To check that the processes actually are run in parallel one can:

  1. Log in to the node

    $ ssh ...

    where the host name of the compute node that job runs on, is listed in the output of the squeue command.

  2. Use top or htop to inspect the running processes:

    $ htop

    (You can limit the output to your account by typing u and then your user name.)


This example runs too fast to really see anything. It becomes obvious for a more realistic (slower) process.

Other usage

Read commands from text file

An easy option is to store a list of commands in a plain text file:

somoprogram 1 1 1
somoprogram 1 1 2
somoprogram 1 1 3
somoprogram 1 2 1
somoprogram 1 2 2
somoprogram 1 2 3

These commands can then be executed in parallel using

parallel :::: example.txt


Don’t forget to specify the number of processors to use:

parallel --max-procs=${SLURM_CPUS_PER_TASK} :::: example.txt

Local installation of parallel

To ‘install’ GNU parallel into your home folder, for example under ~/opt.

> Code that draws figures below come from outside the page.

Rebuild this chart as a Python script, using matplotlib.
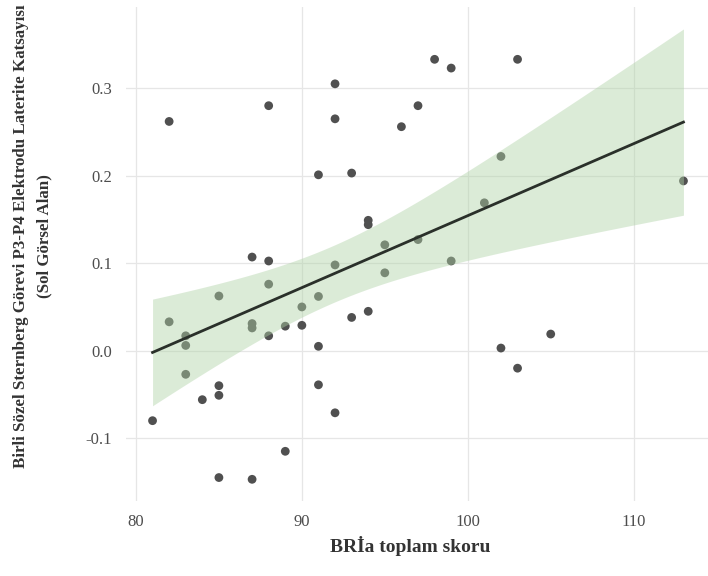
import numpy as np
import matplotlib
matplotlib.use("Agg")
import matplotlib.pyplot as plt

# BRIa total score vs. P3-P4 laterality coefficient (left visual field)
bria = [82, 88, 92, 92, 96, 97, 91, 93, 94, 94,
        95, 98, 99, 103, 102, 101, 113, 97, 87, 88,
        88, 85, 82, 83, 83, 83, 87, 87, 88, 89,
        90, 90, 91, 92, 95, 91, 93, 94, 85, 85,
        84, 81, 91, 92, 89, 85, 87, 99, 102, 103,
        105]
lat = [0.262, 0.280, 0.305, 0.265, 0.256, 0.280, 0.201, 0.203, 0.149, 0.144,
       0.121, 0.333, 0.323, 0.333, 0.222, 0.169, 0.194, 0.127, 0.107, 0.1025,
       0.076, 0.0625, 0.033, 0.017, 0.006, -0.027, 0.031, 0.026, 0.017, 0.028,
       0.029, 0.050, 0.062, 0.098, 0.089, 0.005, 0.038, 0.045, -0.040, -0.051,
       -0.056, -0.080, -0.039, -0.071, -0.115, -0.145, -0.147, 0.1025, 0.003, -0.020,
       0.019]

x_ticks = [80, 90, 100, 110]
y_ticks = [-0.1, 0.0, 0.1, 0.2, 0.3]
y_tick_labels = ["-0.1", "0.0", "0.1", "0.2", "0.3"]

plt.rcParams["font.family"] = ["Liberation Serif", "DejaVu Serif"]

x = np.array(bria, dtype=float)
y = np.array(lat, dtype=float)

# linear fit with 95% confidence band
n = len(x)
slope, intercept = np.polyfit(x, y, 1)
resid = y - (slope * x + intercept)
s = np.sqrt(np.sum(resid ** 2) / (n - 2))
sxx = np.sum((x - x.mean()) ** 2)
t_crit = 2.0096  # t(0.975, df=49)
xs = np.linspace(x.min(), x.max(), 200)
ys = slope * xs + intercept
se = s * np.sqrt(1.0 / n + (xs - x.mean()) ** 2 / sxx)
lo = ys - t_crit * se
hi = ys + t_crit * se

fig = plt.figure(figsize=(7.08, 5.76), dpi=100)
ax = fig.add_axes([126 / 708, 1 - 501 / 576, 584 / 708, 494 / 576])

ax.scatter(x, y, s=40, color="#505050", edgecolors="none", zorder=2)
ax.fill_between(xs, lo, hi, color="#afd2a6", alpha=0.44, linewidth=0, zorder=3)
ax.plot(xs, ys, color="#2a302a", linewidth=2.0, zorder=4)

ax.set_xlim(79.4, 114.6)
ax.set_ylim(-0.1718, 0.3928)
ax.set_xticks(x_ticks)
ax.set_yticks(y_ticks)
ax.set_yticklabels(y_tick_labels)

ax.grid(True, color="#e6e6e6", linewidth=0.9)
ax.set_axisbelow(True)
for sp in ax.spines.values():
    sp.set_visible(False)
ax.tick_params(length=0, labelsize=12, labelcolor="#4d4d4d")
ax.tick_params(axis="y", pad=10)
ax.tick_params(axis="x", pad=9)

ax.set_xlabel("BRİa toplam skoru", fontsize=14, fontweight="bold", color="#333333")
ax.set_ylabel("Birli Sözel Sternberg Görevi P3-P4 Elektrodu Laterite Katsayısı\n(Sol Görsel Alan)",
              fontsize=12.2, fontweight="bold", color="#333333", linespacing=1.6)
ax.xaxis.set_label_coords((410 - 126) / 584, -(546 - 501) / 494)
ax.yaxis.set_label_coords(-(126 - 33) / 584, (501 - 236) / 494)
ax.xaxis.label.set_va("center")
ax.yaxis.label.set_va("center")

fig.savefig("out.png", dpi=100)
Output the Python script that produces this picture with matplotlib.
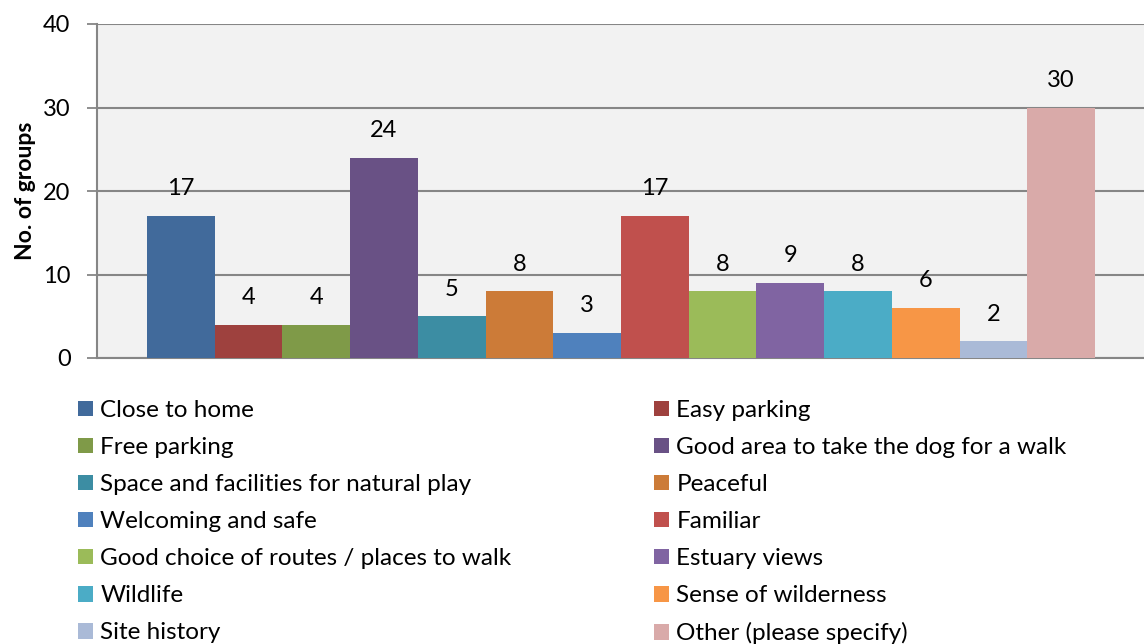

  1. Download the latest version of GNU Parallel. You’ll find ‘parallel-latest.tar.bz2’ on the bottom of the page.

  2. Make the directory ~/opt if it does not yet exist

    $ mkdir $HOME/opt
  3. ‘Install’ GNU Parallel:

    $ tar jxvf parallel-latest.tar.bz2
    $ cd parallel-XXXXXXXX
    $ ./configure --prefix=$HOME/opt
    $ make
    $ make install

    Note that the relevant files will be installed in ~/opt/bin.

  4. Add ~/opt/bin to your path:

    $ export PATH=$HOME/opt/bin:$PATH

    To make this permanent, add this line to your ~/.bashrc (or some equivalent configuration file), see for example this page.